Bertolino thought “Spookyworld” would break even at 200 people a night. On opening night, he had ten times that. And, then, every day, for 31 days, “Spookyworld never had less than a two thousand people.

 

By the fifth night, Bertolino did something that he never thought he would need to do, put out a humongous sign out at the highway exit saying “Spookyworld Sold Out Tonight.”

 

By the first weekend, “Spookyworld” couldn't handle the crowd, couldn't handle the parking. So Bertolino added more hay wagons, more capacity, more haunted houses & more attractions, and everything Bertolino did at “Spookyworld” just increased the number of people who wanted to come & enjoy a good fright.

 

A true innovator, Bertolino, who later founded the Haunted Attraction Association, originated the idea of horror theme amusement park, which, today, is a mainstream staple in pop culture. And, middle-class suburbia ate it up like a horde of hungry George A. Romero zombies feasting on one’s steaming entrails.

 

Alas, all good things, including this book, eventually comes to an end.

 

After a well-publicized butting of heads with town officials over safety and fire code violations after years of putting a majority of them on the payroll, Bertolino filed for Chapter 11 bankruptcy and moved the attraction to a site near Foxboro Stadium.

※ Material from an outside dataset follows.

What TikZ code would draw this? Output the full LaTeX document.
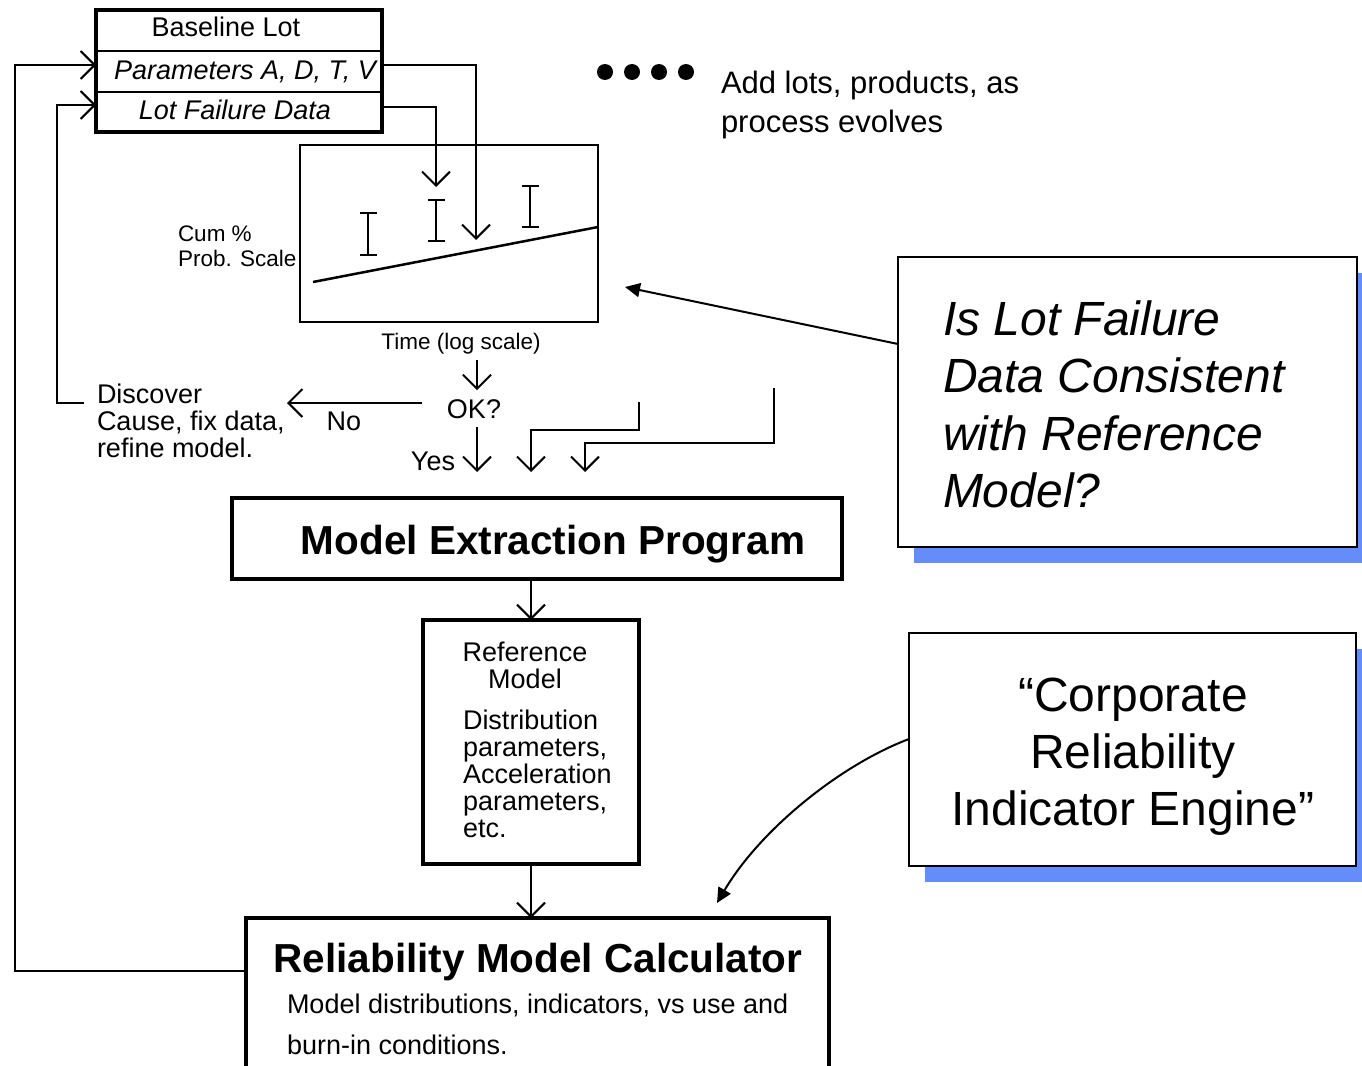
\documentclass[tikz,border=0pt]{standalone}
\usepackage{fontspec}
\setmainfont{Liberation Sans}
\usetikzlibrary{arrows.meta,calc,shadows}
\definecolor{shadowblue}{RGB}{100,141,250}
% stacked lines: left aligned / centred, baseline = first line
\newcommand\leftlines[1]{\vtop{\halign{##\hfil\cr#1\crcr}}}
\newcommand\ctrlines[1]{\vtop{\halign{\hfil##\hfil\cr#1\crcr}}}
\newcommand\fntS{\fontsize{22.5}{25}\selectfont}
\newcommand\fntM{\fontsize{27}{24.5}\selectfont}
\newcommand\fntR{\fontsize{27}{27}\selectfont}
\newcommand\fntB{\fontsize{40.5}{40}\selectfont\bfseries}
\newcommand\fntXL{\fontsize{48}{57.5}\selectfont}
\begin{document}
\begin{tikzpicture}[x=1pt,y=-1pt,
  every node/.style={inner sep=0pt,outer sep=0pt},
  heavy/.style={draw,line width=4pt},
  rowbox/.style={draw,line width=2.5pt,minimum width=286pt},
  conn/.style={line width=2pt,-{Straight Barb[length=14pt,width=28pt]}},
  pointer/.style={line width=2pt,-{Triangle[length=15pt,width=14pt]}},
  callout/.style={draw,line width=2.5pt,fill=white,
    drop shadow={shadow xshift=16pt,shadow yshift=-16pt,fill=shadowblue,opacity=1}},
  plotline/.style={line width=2.5pt}
]
\useasboundingbox (0,0) rectangle (1362,1065);

% ---- baseline lot record ----
\node[rowbox,minimum height=41pt] (r1) at (239,30.5) {};
\node[rowbox,minimum height=41pt] (r2) at (239,71.5) {};
\node[rowbox,minimum height=40pt] (r3) at (239,112) {};
\node[heavy,minimum width=286pt,minimum height=122pt] (lot) at (239,71) {};
\node[anchor=base,font=\fntM] (lotname) at (226,37) {Baseline Lot};
\node[anchor=base,font=\fntM\itshape] (lotpar) at (245,79) {Parameters A, D, T, V};
\node[anchor=base,font=\fntM\itshape] (lotfail) at (235,119) {Lot Failure Data};

% ---- more lots ----
\foreach \x in {605,632,659,686} \fill (\x,72) circle[radius=8pt];
\node[anchor=base west,font=\fontsize{31}{39}\selectfont] (addlots) at (721,93)
  {\leftlines{Add lots, products, as\cr process evolves}};

% ---- probability plot ----
\node[draw,line width=2.5pt,minimum width=298pt,minimum height=177pt] (chart) at (449,233.5) {};
\draw[plotline] (313,282) -- (chart.east |- 0,227);
\foreach \x/\a/\b in {368/213/255,436/200/241,530/186/227}
  \draw[plotline] (\x-8.5,\a) -- (\x+8.5,\a) (\x,\a) -- (\x,\b) (\x-8.5,\b) -- (\x+8.5,\b);
\node[anchor=base west,font=\fntS] (cum) at (178,241) {\leftlines{Cum \%\cr Prob. Scale}};
\node[anchor=base,font=\fntS,inner ysep=6pt] (time) at (461,349) {Time (log scale)};

% ---- data flow into the plot ----
\coordinate (tipA) at (476,240);
\coordinate (tipB) at (436,187);
\draw[conn] (r2.east |- 0,65) -| (tipA);
\draw[conn] (r3.east |- 0,107) -| (tipB);

% ---- model extraction, reference model, calculator ----
\node[heavy,minimum width=610pt,minimum height=81pt] (mep) at (537,538.5) {};
\node[anchor=base,font=\fntB] (meplabel) at (553,554) {Model Extraction Program};

\node[heavy,minimum width=216pt,minimum height=244pt] (rm) at (531,742) {};
\node[anchor=base,font=\fntR] (rmhead) at (525,661) {\ctrlines{Reference\cr Model}};
\node[anchor=base west,font=\fntR] (rmbody) at (463,729)
  {\leftlines{Distribution\cr parameters,\cr Acceleration\cr parameters,\cr etc.}};
\draw[conn] (mep.south -| rm.north) -- (rm.north);

\node[heavy,minimum width=583pt,minimum height=172pt] (rmc) at (537.5,1004) {};
\node[anchor=base,font=\fntB] (rmclabel) at (538,972) {Reliability Model Calculator};
\node[anchor=base west,font=\fontsize{27}{41}\selectfont] (rmcsub) at (287,1013)
  {\leftlines{Model distributions, indicators, vs use and\cr burn-in conditions.}};
\draw[conn] (rm.south) -- (rm.south |- rmc.north);

% ---- decision ----
\coordinate (okaxis) at (477,0);
\node[anchor=base,font=\fntM,inner xsep=25pt,inner ysep=9pt] (ok) at (474,418) {OK?};
\draw[conn] (okaxis |- time.south) -- (okaxis |- ok.north);
\node[anchor=base west,font=\fntR] (disc) at (97,403)
  {\leftlines{Discover\cr Cause, fix data,\cr refine model.}};
\coordinate (notip) at (287,403);
\draw[conn] (ok.west |- notip) -- (notip);
\node[anchor=base,font=\fntM] (no) at (344,430) {No};
\coordinate (dstart) at (84,403);
\draw[conn] (dstart) -| (57,105) -- (r3.west |- 0,105);
\draw[conn] (rmc.west |- 0,971) -| (15,65) -- (r2.west |- 0,65);

\coordinate (tip1) at (477,472);
\coordinate (tip2) at (531,472);
\coordinate (tip3) at (585,472);
\draw[conn] (okaxis |- ok.south) -- (tip1);
\node[anchor=base east,font=\fntM] (yes) at (455,470) {Yes};
\coordinate (in2) at (639,402);
\coordinate (in3) at (774,388);
\draw[conn] (in2) |- (tip2 |- 0,430) -- (tip2);
\draw[conn] (in3) |- (tip3 |- 0,443) -- (tip3);

% ---- callouts ----
\node[callout,minimum width=459pt,minimum height=290pt] (isl) at (1127.5,402) {};
\node[anchor=base west,font=\fntXL\itshape] (isltext) at (943,335)
  {\leftlines{Is Lot Failure\cr Data Consistent\cr with Reference\cr Model?}};
\coordinate (chartpt) at (625,287);
\draw[pointer] (isl.west |- 0,344) -- (chartpt);

\node[callout,minimum width=447pt,minimum height=233pt] (cre) at (1132.5,749.5) {};
\node[anchor=base,font=\fontsize{48}{57}\selectfont] (cretext) at (1133,711)
  {\ctrlines{“Corporate\cr Reliability\cr Indicator Engine”}};
\coordinate (calcpt) at (717,903);
\draw[pointer] (cre.west |- 0,739) .. controls (840,765) and (760,830) .. (calcpt);
\end{tikzpicture}
\end{document}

Despite selling off the “Spookyworld” brand in 2005, Bertolino will always be known as the beating heart and (lost) soul of “Spookyworld.”
 

Even today, more than 30 years later, people fondly remember the thrills and chills they had while visiting “Spookyworld.”

For those who attended “Spookyworld,” prepare to relive it all over again with this book, while stirring up some precious memories of the past.

 

As for those who never had a chance to go to “Spookyworld,” here’s a firsthand account that will make you feel like you did so in a past life and help explain to you what all the fuss was about.

 

In the end, Bertolino transformed an abandoned farm in a sleepy town into the premier horror theme park and the national amusement industry and the unsuspecting world took notice.